### Recorded information
########
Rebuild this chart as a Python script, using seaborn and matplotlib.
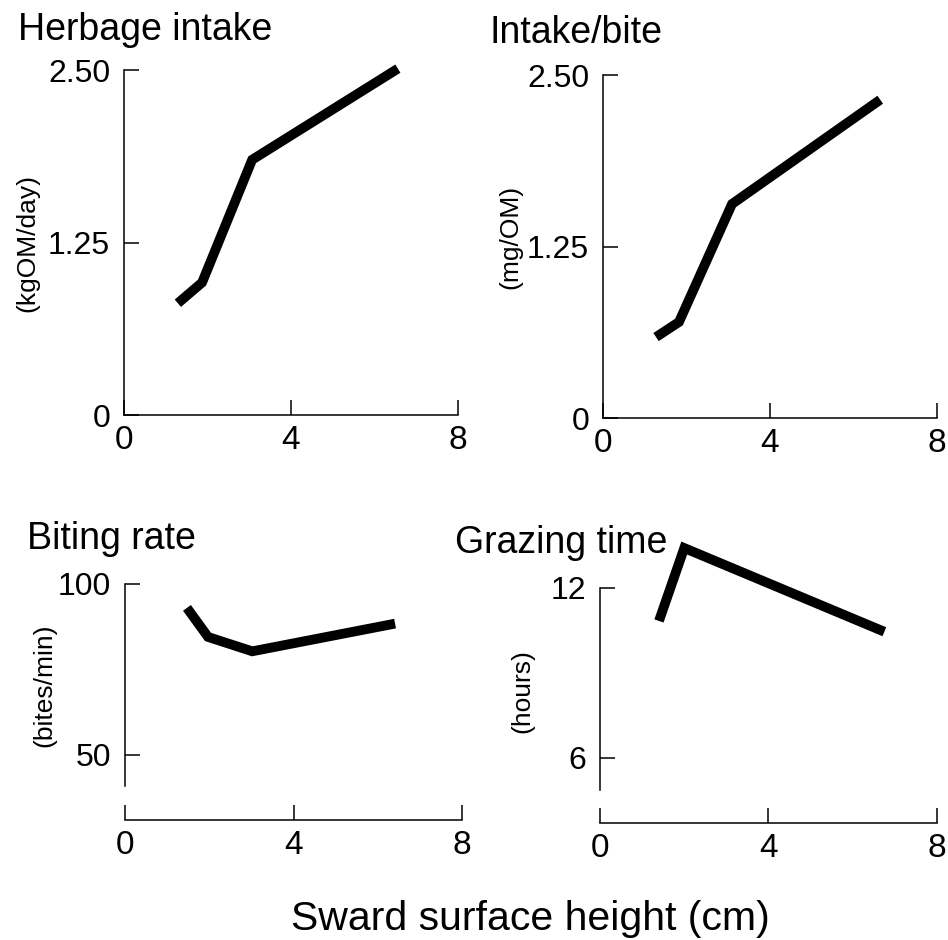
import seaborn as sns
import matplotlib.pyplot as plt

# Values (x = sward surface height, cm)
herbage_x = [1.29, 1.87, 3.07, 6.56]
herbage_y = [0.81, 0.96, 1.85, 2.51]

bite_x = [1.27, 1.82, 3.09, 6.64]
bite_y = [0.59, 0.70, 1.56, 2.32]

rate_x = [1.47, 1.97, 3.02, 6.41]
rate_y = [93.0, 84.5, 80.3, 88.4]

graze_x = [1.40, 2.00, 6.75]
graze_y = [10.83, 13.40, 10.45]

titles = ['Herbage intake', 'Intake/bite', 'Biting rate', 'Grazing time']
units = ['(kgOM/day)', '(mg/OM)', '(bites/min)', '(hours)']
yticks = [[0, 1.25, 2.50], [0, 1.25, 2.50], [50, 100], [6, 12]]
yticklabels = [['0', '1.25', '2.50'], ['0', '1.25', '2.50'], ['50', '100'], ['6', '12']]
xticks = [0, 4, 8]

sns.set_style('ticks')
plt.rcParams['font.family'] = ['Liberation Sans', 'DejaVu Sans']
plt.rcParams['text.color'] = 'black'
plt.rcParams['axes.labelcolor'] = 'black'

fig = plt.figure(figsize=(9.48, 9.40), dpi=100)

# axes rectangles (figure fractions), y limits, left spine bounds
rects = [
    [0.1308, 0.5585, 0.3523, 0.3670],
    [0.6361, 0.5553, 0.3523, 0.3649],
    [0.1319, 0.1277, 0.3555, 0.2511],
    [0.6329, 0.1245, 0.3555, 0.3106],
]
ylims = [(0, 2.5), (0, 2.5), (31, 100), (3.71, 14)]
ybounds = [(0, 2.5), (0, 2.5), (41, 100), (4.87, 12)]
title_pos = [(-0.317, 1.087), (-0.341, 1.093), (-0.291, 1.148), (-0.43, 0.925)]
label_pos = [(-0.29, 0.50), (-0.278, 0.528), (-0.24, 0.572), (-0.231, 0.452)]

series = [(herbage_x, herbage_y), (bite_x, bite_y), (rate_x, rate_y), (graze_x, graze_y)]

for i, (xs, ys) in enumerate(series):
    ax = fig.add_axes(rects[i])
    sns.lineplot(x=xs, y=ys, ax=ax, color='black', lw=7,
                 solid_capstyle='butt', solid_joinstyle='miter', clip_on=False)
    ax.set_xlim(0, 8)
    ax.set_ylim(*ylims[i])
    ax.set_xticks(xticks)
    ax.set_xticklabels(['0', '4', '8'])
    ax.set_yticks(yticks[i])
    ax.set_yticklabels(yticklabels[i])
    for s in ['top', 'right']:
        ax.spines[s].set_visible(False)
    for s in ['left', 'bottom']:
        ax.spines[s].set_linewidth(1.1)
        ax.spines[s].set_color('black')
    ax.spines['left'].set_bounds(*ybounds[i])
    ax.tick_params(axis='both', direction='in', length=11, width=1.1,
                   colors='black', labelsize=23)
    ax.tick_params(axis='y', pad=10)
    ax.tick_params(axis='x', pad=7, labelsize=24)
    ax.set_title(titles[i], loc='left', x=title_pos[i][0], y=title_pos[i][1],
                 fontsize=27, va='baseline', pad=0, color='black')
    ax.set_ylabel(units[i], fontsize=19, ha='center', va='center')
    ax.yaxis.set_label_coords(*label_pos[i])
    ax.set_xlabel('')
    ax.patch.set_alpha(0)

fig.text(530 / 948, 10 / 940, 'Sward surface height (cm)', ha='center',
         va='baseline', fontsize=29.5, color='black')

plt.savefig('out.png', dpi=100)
########
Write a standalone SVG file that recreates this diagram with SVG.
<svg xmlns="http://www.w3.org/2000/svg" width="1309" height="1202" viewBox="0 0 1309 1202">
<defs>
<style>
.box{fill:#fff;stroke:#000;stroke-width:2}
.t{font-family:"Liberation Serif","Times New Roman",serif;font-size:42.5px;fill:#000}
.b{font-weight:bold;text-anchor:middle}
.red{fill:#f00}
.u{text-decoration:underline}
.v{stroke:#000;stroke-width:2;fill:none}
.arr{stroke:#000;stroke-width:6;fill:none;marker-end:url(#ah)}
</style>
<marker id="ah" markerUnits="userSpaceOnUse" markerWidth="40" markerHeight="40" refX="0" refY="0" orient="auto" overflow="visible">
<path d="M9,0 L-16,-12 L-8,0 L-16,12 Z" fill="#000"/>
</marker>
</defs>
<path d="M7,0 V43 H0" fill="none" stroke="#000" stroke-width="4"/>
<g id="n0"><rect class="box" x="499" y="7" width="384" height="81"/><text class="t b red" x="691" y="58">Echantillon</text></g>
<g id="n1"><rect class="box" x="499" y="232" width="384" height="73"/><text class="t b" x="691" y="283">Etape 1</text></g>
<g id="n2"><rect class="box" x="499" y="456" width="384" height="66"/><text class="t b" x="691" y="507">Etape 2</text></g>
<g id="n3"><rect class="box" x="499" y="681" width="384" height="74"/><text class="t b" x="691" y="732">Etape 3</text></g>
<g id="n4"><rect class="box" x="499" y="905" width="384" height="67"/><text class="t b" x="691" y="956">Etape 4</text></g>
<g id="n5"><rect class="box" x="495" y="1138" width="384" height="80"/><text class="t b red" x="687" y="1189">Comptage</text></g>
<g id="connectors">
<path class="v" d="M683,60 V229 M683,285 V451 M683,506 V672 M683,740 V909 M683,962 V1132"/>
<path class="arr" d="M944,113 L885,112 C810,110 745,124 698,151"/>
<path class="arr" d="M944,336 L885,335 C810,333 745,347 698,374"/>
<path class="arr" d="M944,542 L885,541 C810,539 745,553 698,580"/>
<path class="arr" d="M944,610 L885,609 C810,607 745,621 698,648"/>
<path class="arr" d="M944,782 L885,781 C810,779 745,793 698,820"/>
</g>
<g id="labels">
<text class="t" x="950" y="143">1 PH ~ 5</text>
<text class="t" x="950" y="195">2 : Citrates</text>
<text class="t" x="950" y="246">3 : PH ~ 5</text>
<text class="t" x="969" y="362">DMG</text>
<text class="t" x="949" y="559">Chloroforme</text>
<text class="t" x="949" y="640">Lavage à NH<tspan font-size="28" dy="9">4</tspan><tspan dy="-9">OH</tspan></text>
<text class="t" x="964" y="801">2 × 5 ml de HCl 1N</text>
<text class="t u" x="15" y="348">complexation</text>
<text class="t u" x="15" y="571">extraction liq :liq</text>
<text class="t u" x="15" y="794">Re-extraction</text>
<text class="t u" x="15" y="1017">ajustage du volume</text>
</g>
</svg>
########
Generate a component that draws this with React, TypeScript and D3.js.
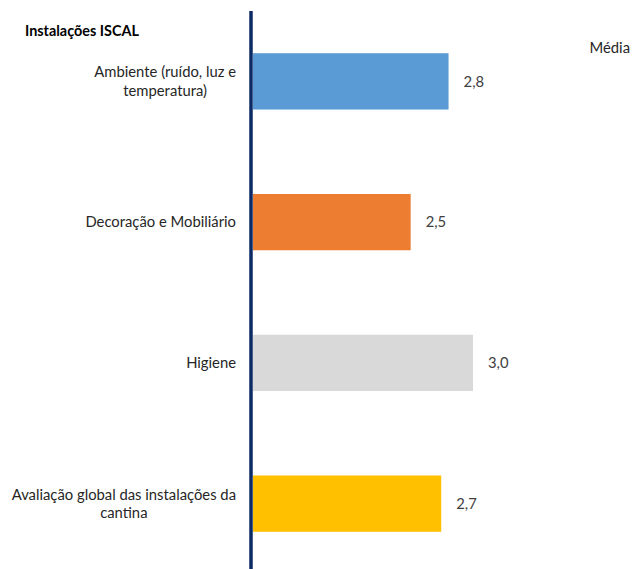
########
In the listing above, find the line containing "Rebuild this chart" and the line containing "rate_y), (graze_x, graze_y)]", then output those two lines and everything between them exactly as written, without the images.

Rebuild this chart as a Python script, using seaborn and matplotlib.
import seaborn as sns
import matplotlib.pyplot as plt

# Values (x = sward surface height, cm)
herbage_x = [1.29, 1.87, 3.07, 6.56]
herbage_y = [0.81, 0.96, 1.85, 2.51]

bite_x = [1.27, 1.82, 3.09, 6.64]
bite_y = [0.59, 0.70, 1.56, 2.32]

rate_x = [1.47, 1.97, 3.02, 6.41]
rate_y = [93.0, 84.5, 80.3, 88.4]

graze_x = [1.40, 2.00, 6.75]
graze_y = [10.83, 13.40, 10.45]

titles = ['Herbage intake', 'Intake/bite', 'Biting rate', 'Grazing time']
units = ['(kgOM/day)', '(mg/OM)', '(bites/min)', '(hours)']
yticks = [[0, 1.25, 2.50], [0, 1.25, 2.50], [50, 100], [6, 12]]
yticklabels = [['0', '1.25', '2.50'], ['0', '1.25', '2.50'], ['50', '100'], ['6', '12']]
xticks = [0, 4, 8]

sns.set_style('ticks')
plt.rcParams['font.family'] = ['Liberation Sans', 'DejaVu Sans']
plt.rcParams['text.color'] = 'black'
plt.rcParams['axes.labelcolor'] = 'black'

fig = plt.figure(figsize=(9.48, 9.40), dpi=100)

# axes rectangles (figure fractions), y limits, left spine bounds
rects = [
    [0.1308, 0.5585, 0.3523, 0.3670],
    [0.6361, 0.5553, 0.3523, 0.3649],
    [0.1319, 0.1277, 0.3555, 0.2511],
    [0.6329, 0.1245, 0.3555, 0.3106],
]
ylims = [(0, 2.5), (0, 2.5), (31, 100), (3.71, 14)]
ybounds = [(0, 2.5), (0, 2.5), (41, 100), (4.87, 12)]
title_pos = [(-0.317, 1.087), (-0.341, 1.093), (-0.291, 1.148), (-0.43, 0.925)]
label_pos = [(-0.29, 0.50), (-0.278, 0.528), (-0.24, 0.572), (-0.231, 0.452)]

series = [(herbage_x, herbage_y), (bite_x, bite_y), (rate_x, rate_y), (graze_x, graze_y)]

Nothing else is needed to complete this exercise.